I learned that the most important thing in life is honesty. I remember sitting on the couch, the day after I won Miss Wisconsin USA, only one week into the first semester of my second year of school, and not even knowing where to start. Well I started first with a block of cheese, yum, and then proceeded to email each of my professors and the Dean of Students office saying “this just happened, and I have no idea how I’m going to make this school thing work”. That week I waffled a million times between taking a break from school or just juggling. I wanted to experience all the opportunities being Miss Wisconsin USA would afford me but I wanted to get the most from my college experience. My greatest fear was in trying to accomplish both I would ultimately fail at both and end up disappointed. I remained honest throughout the school year about my stresses, successes, and crazy ass schedule and managed to not only stay in school full time while prepping for Miss USA, but do so while maintaining a respectable GPA and with an entire campus staff cheering me on after taking my final exams two weeks early to “do the thing”! The amount of support I received from the UW-Madison community while I was at Miss USA will forever be one of the highlights of my life. Madison is a big school and people accomplish great things every day there, but for one moment in time, I was the Badger of the moment and I am so proud and so honored to have had that opportunity. It was a ‘golden drop’ if you will or should I say ‘red drop’ in the bucket.
I learned that you can’t do it all. You might have to give up being a double major or making the dean’s list and readjust your goals. For me, graduating became the focus and the perfectionist in me needed to let go of the rest. Flexibility is the key to making any plan work for you. I was great at preaching to middle school students as Miss Wisconsin USA to set a large goal and then smaller goals to get there. Sometimes that means focusing your energy in different ways. Sometimes it means letting go of a lot of other things to make it happen. One thing I am not great at, is saying no. Throughout my college experience I learned that sometimes, simply for your mental sanity, you need to say no.
I learned where my priorities lie. Even if means sleeping on a couch or driving odd hours of the day, you have to make time for the people you love and the people who love you. I also learned that distance isn’t real, I mean it is real of course, but not by meaningful relationship standards. If you are in the same room or a thousand miles away you can still love big and still be present. You can still give support and you can still seek it, regardless of the space between you.

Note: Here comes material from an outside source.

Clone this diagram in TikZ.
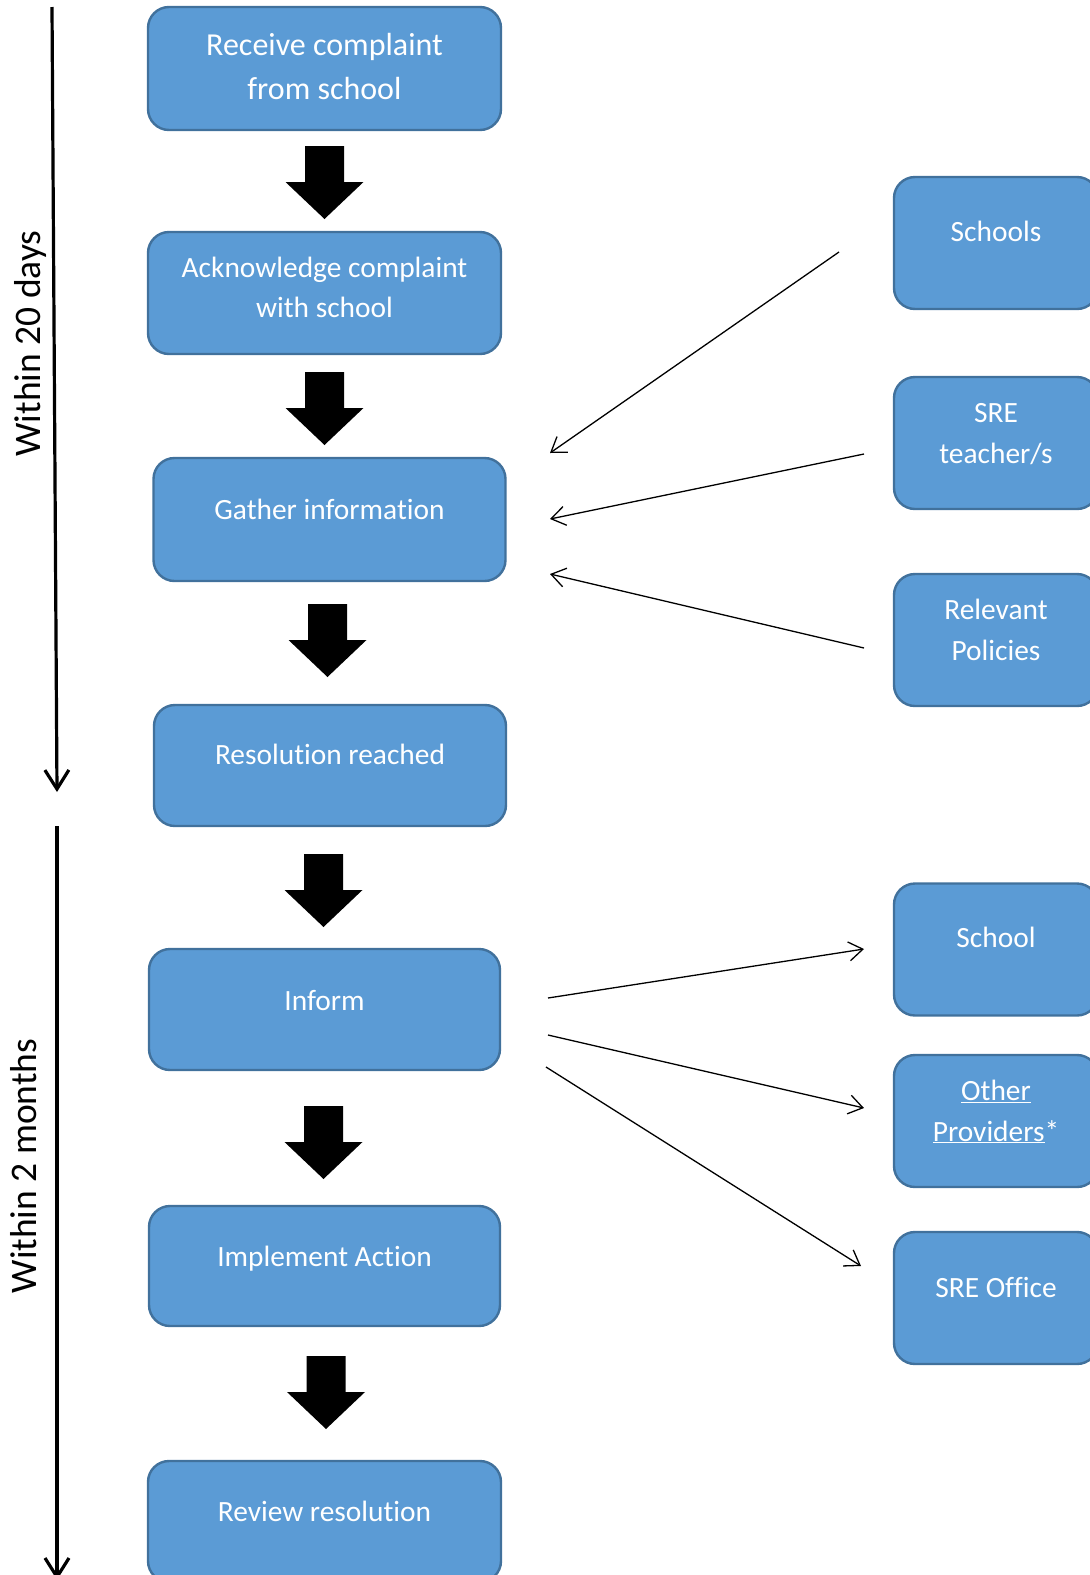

Most importantly, I learned that everyday is a chance to learn, to make mistakes, to take chances. Nothing in life is perfect, nothing in life works out exactly how you thought it would. But if you work hard and trust the process, anything is possible. Bringing back the old saying “The sky really is the limit” I wouldn’t trade these past three and a half years for anything. Thanks to college, “found myself”, or at least was able to work on who I want to be.
I am so happy to say that I am officially one B.A. woman…Bachelor of Arts in Communications that is. So excited to begin the next series of drops….
Congrats on your grad, Skylar! Your Dad is right. They are all drops in the bucket of life. I believe you will go on to great things. Wishing you the best for what’s next!